Zerstörte Synagogen bleiben im Gedächtnis

Holocaust Museum in USA präsentiert Erinnerungsprojekt der TU Darmstadt

15.09.2015 von

Das Holocaust Museum in Farmington Hills (Detroit/USA) stellt zum zweiten Mal das Projekt „Synagogen in Deutschland – eine virtuelle Rekonstruktion“ des Fachgebiets Digitales Gestalten der Technischen Universität Darmstadt aus.

Virtuelle Rekonstruktion des Innenraums der „Großen Synagoge Glockengasse“ in Köln. Bild: FG Digitales Gestalten / TU Darmstadt

Die Arbeit geht zurück auf eine Initiative von Dr.-Ing. Marc Grellert (Fachbereich Architektur, Fachgebiet Digitales Gestalten) aus dem Jahre 1994. Wie heute gab es damals eine erhebliche Zahl von Angriffen auf Flüchtlingsheime. Antisemitismus wurde verstärkt sichtbar. So verübten Neonazis im März 1994 einen Brandanschlag auf die Synagoge in Lübeck. Das brachte Marc Grellert auf die Idee, Synagogen, die in der NS-Zeit zerstört wurden, virtuell zu rekonstruieren.

Mit den Rekonstruktionen, die unter der Leitung von Professor Manfred Koob († 2011) und Marc Grellert erfolgten, sollte der kulturelle Verlust aufgezeigt werden. Gleichzeitig gilt es, die bauhistorische Bedeutung der Bauwerke in Erinnerung zu rufen, die Teil deutscher Städte und Straßenbilder waren, Teil der deutschen Kultur. Das Projekt geht auch der Frage nach, wie mit Hilfe der Informations- und Kommunikationstechnologien neue Formen des kulturellen Gedächtnisses gebildet und Beiträge zur Erinnerung an den Holocaust geleistet werden können.

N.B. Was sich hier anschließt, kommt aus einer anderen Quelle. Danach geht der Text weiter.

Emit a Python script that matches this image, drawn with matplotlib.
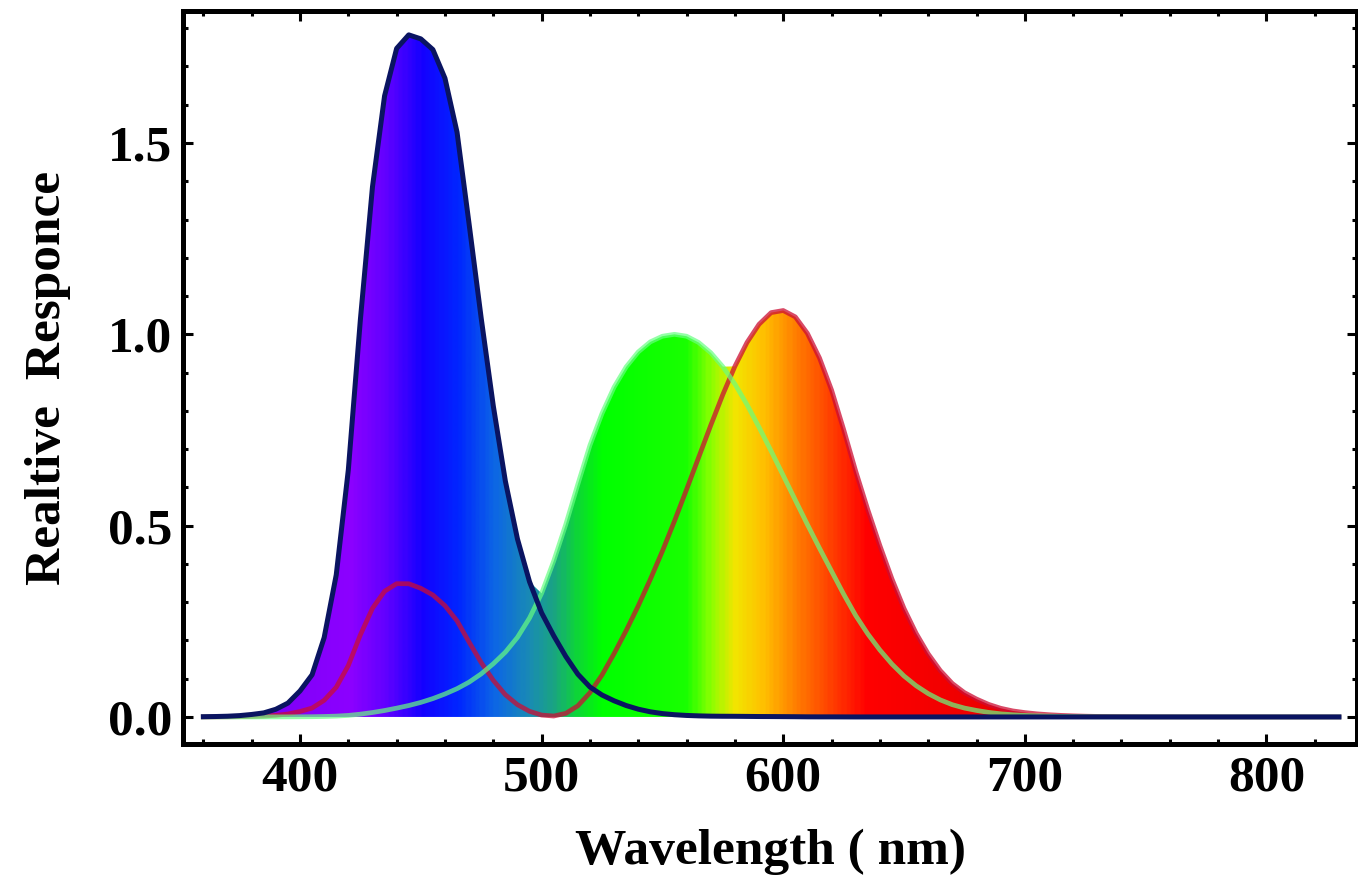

Ausstellungen zeigen virtuelle Rekonstruktionen

Die Wanderausstellung „Synagogen in Deutschland“ gastiert bereits zum zweiten Mal im Holocaust Museum in Farmington Hills. Bild: Marc Grellert
Die Wanderausstellung „Synagogen in Deutschland“ gastiert bereits zum zweiten Mal im Holocaust Museum in Farmington Hills. Bild: Marc Grellert

Über 60 Studierende der TU Darmstadt haben bisher an den Rekonstruktionen gearbeitet und durch ihren Einsatz das Projekt zum Erfolg getragen. Ergebnisse waren in Ausstellungen des Jüdischen Museums Frankfurt am Main und der Kunst- und Ausstellungshalle in Bonn zu sehen bzw. werden in der Dauerausstellung des Jüdischen Museums Berlin der Öffentlichkeit präsentiert. Die Wanderausstellung, die jetzt zum zweiten Mal in Farmington Hills gezeigt wird (bis 27. Dezember 2015), war bereits im Diaspora Museum in Tel Aviv (Israel) zu sehen und wird organisatorisch begleitet vom Institut für Auslandsbeziehungen, einer Unterorganisation des Außenministeriums der Bundesrepublik.

Das Projekt wird ergänzt durch ein interaktives öffentliches Internetarchiv, das im Rahmen einer Forschungsarbeit am Fachgebiet entstand. Es beinhaltet die Grundinformationen zu über 2.200 deutschen und österreichischen Synagogen. Benutzer des Internets können weltweit Kommentare, Bilder, Links und Zeitzeugenberichte eigenständig hinzufügen.

Rekonstuktionen werden fortgesetzt

Die „Große Synagoge Glockengasse“ in Köln wurde am 10. November 1938 bis auf die Grundmauern zerstört. Bild: FG Digitales Gestalten / TU Darmstadt
Die „Große Synagoge Glockengasse“ in Köln wurde am 10. November 1938 bis auf die Grundmauern zerstört. Bild: FG Digitales Gestalten / TU Darmstadt

Auch nach zwanzig Jahren ist das Thema der virtuellen Synagogen am Fachgebiet Digitales Gestalten aktuell. Zurzeit rekonstruieren Studierende die Synagoge Bamberg, die wie etwa 1.500 andere jüdische Gotteshäuser im Deutschen Reich während der NS-Zeit zerstört wurde. Auch werden bereits bestehende Rekonstruktionen überarbeitet – so etwa im Jahr 2013 die Synagogen aus Köln und Dortmund im Rahmen einer Produktion für den Westdeutschen Rundfunk.

Anlässlich des 77. Jahrestags der Reichspogromnacht am 9. November 2015 hat das Holocaust Education Centre in Toronto (Kanada) Marc Grellert eingeladen, bei der Holocaust Education Week den Abschlussvortrag zu halten und über das Projekt der virtuellen Synagogen zu berichten.